● EXERCISE BRIEF
Copy the listing below in full and skip every picture.
◇ ◇ ◇
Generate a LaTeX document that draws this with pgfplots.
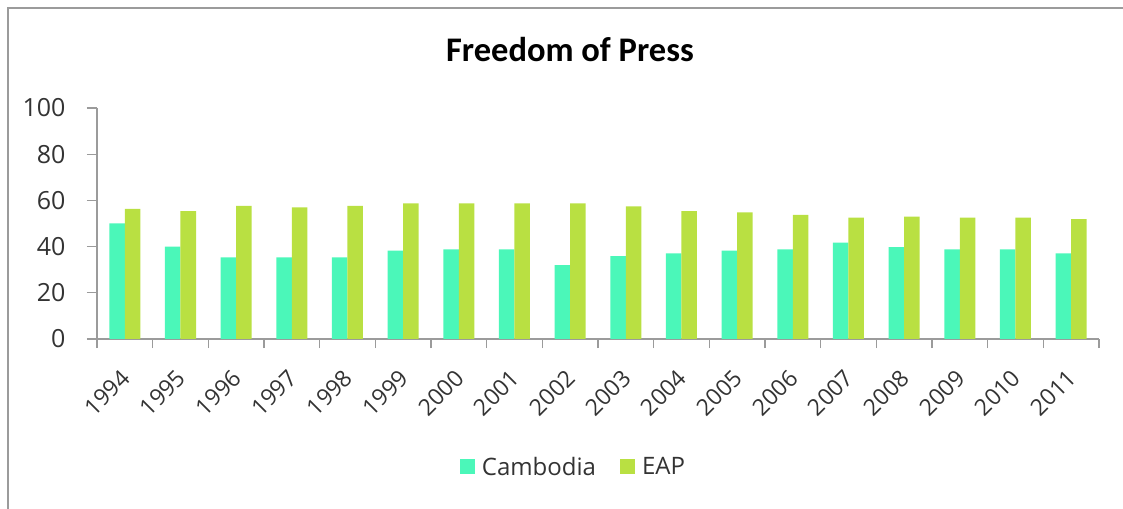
\documentclass[border=0pt]{standalone}
\usepackage{pgfplots}
\pgfplotsset{compat=1.18}
\usepackage{fontspec}
\setmainfont{Open Sans}
\newfontfamily\titlefont{Carlito}
\definecolor{camb}{RGB}{75,247,185}
\definecolor{eap}{RGB}{185,224,66}
\definecolor{axgray}{RGB}{155,155,155}
\begin{document}
\begin{tikzpicture}
\useasboundingbox (0bp,0bp) rectangle (1123bp,509bp);
\draw[axgray, line width=1.5bp] (8bp,0bp) -- (8bp,501bp) -- (1123bp,501bp);
\node[font=\titlefont\bfseries\fontsize{34.5bp}{40bp}\selectfont, anchor=base] at (570bp,447bp) {Freedom of Press};
\begin{axis}[at={(97bp,170bp)}, anchor=south west, scale only axis,
  width=1002bp, height=231bp,
  ybar, bar width=15.5bp,
  ymin=0, ymax=100, ytick={0,20,...,100},
  xmin=-0.5, xmax=17.5,
  xtick={0,...,17},
  xticklabels={1994,1995,1996,1997,1998,1999,2000,2001,2002,2003,2004,2005,2006,2007,2008,2009,2010,2011},
  minor xtick={-0.5,0.5,...,17.5},
  axis x line*=bottom, axis y line*=left,
  axis line style={axgray, line width=1.2bp, -},
  tick style={axgray, line width=1.2bp},
  major x tick style={draw=none},
  tick align=outside, major tick length=10bp, minor tick length=9bp,
  /pgf/number format/assume math mode=true,
  yticklabel style={font=\fontsize{25bp}{30bp}\selectfont, text=black!80, anchor=east, xshift=-18bp},
  xticklabel style={font=\fontsize{23bp}{27bp}\selectfont, text=black!80, inner sep=0pt,
    xshift=1bp, yshift=-25bp, rotate=45, anchor=east},
  legend style={at={(0.4755,-0.554)}, anchor=center, draw=none, legend columns=2,
    font=\fontsize{24bp}{28bp}\selectfont, text=black!80,
    /tikz/every even column/.append style={column sep=22bp}},
  legend image code/.code={\fill[#1,draw=none] (0bp,-7.5bp) rectangle (15bp,7.5bp); \path (20bp,0bp);},
]
\addplot[fill=camb, draw=none, bar shift=-7.75bp] coordinates {
(0,50) (1,40) (2,35.3) (3,35.3) (4,35.3) (5,38.3) (6,38.8) (7,38.8) (8,32) (9,35.9)
(10,37.1) (11,38.3) (12,38.8) (13,41.7) (14,39.8) (15,38.8) (16,38.8) (17,37.1)};
\addplot[fill=eap, draw=none, bar shift=7.75bp] coordinates {
(0,56.3) (1,55.4) (2,57.6) (3,57.0) (4,57.6) (5,58.7) (6,58.7) (7,58.7) (8,58.7) (9,57.4)
(10,55.4) (11,54.8) (12,53.7) (13,52.5) (14,53.0) (15,52.5) (16,52.5) (17,51.9)};
\legend{Cambodia,EAP}
\end{axis}
\end{tikzpicture}
\end{document}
◇ ◇ ◇
● ANSWER TO THIS TASK
Generate a LaTeX document that draws this with pgfplots.
\documentclass[border=0pt]{standalone}
\usepackage{pgfplots}
\pgfplotsset{compat=1.18}
\usepackage{fontspec}
\setmainfont{Open Sans}
\newfontfamily\titlefont{Carlito}
\definecolor{camb}{RGB}{75,247,185}
\definecolor{eap}{RGB}{185,224,66}
\definecolor{axgray}{RGB}{155,155,155}
\begin{document}
\begin{tikzpicture}
\useasboundingbox (0bp,0bp) rectangle (1123bp,509bp);
\draw[axgray, line width=1.5bp] (8bp,0bp) -- (8bp,501bp) -- (1123bp,501bp);
\node[font=\titlefont\bfseries\fontsize{34.5bp}{40bp}\selectfont, anchor=base] at (570bp,447bp) {Freedom of Press};
\begin{axis}[at={(97bp,170bp)}, anchor=south west, scale only axis,
  width=1002bp, height=231bp,
  ybar, bar width=15.5bp,
  ymin=0, ymax=100, ytick={0,20,...,100},
  xmin=-0.5, xmax=17.5,
  xtick={0,...,17},
  xticklabels={1994,1995,1996,1997,1998,1999,2000,2001,2002,2003,2004,2005,2006,2007,2008,2009,2010,2011},
  minor xtick={-0.5,0.5,...,17.5},
  axis x line*=bottom, axis y line*=left,
  axis line style={axgray, line width=1.2bp, -},
  tick style={axgray, line width=1.2bp},
  major x tick style={draw=none},
  tick align=outside, major tick length=10bp, minor tick length=9bp,
  /pgf/number format/assume math mode=true,
  yticklabel style={font=\fontsize{25bp}{30bp}\selectfont, text=black!80, anchor=east, xshift=-18bp},
  xticklabel style={font=\fontsize{23bp}{27bp}\selectfont, text=black!80, inner sep=0pt,
    xshift=1bp, yshift=-25bp, rotate=45, anchor=east},
  legend style={at={(0.4755,-0.554)}, anchor=center, draw=none, legend columns=2,
    font=\fontsize{24bp}{28bp}\selectfont, text=black!80,
    /tikz/every even column/.append style={column sep=22bp}},
  legend image code/.code={\fill[#1,draw=none] (0bp,-7.5bp) rectangle (15bp,7.5bp); \path (20bp,0bp);},
]
\addplot[fill=camb, draw=none, bar shift=-7.75bp] coordinates {
(0,50) (1,40) (2,35.3) (3,35.3) (4,35.3) (5,38.3) (6,38.8) (7,38.8) (8,32) (9,35.9)
(10,37.1) (11,38.3) (12,38.8) (13,41.7) (14,39.8) (15,38.8) (16,38.8) (17,37.1)};
\addplot[fill=eap, draw=none, bar shift=7.75bp] coordinates {
(0,56.3) (1,55.4) (2,57.6) (3,57.0) (4,57.6) (5,58.7) (6,58.7) (7,58.7) (8,58.7) (9,57.4)
(10,55.4) (11,54.8) (12,53.7) (13,52.5) (14,53.0) (15,52.5) (16,52.5) (17,51.9)};
\legend{Cambodia,EAP}
\end{axis}
\end{tikzpicture}
\end{document}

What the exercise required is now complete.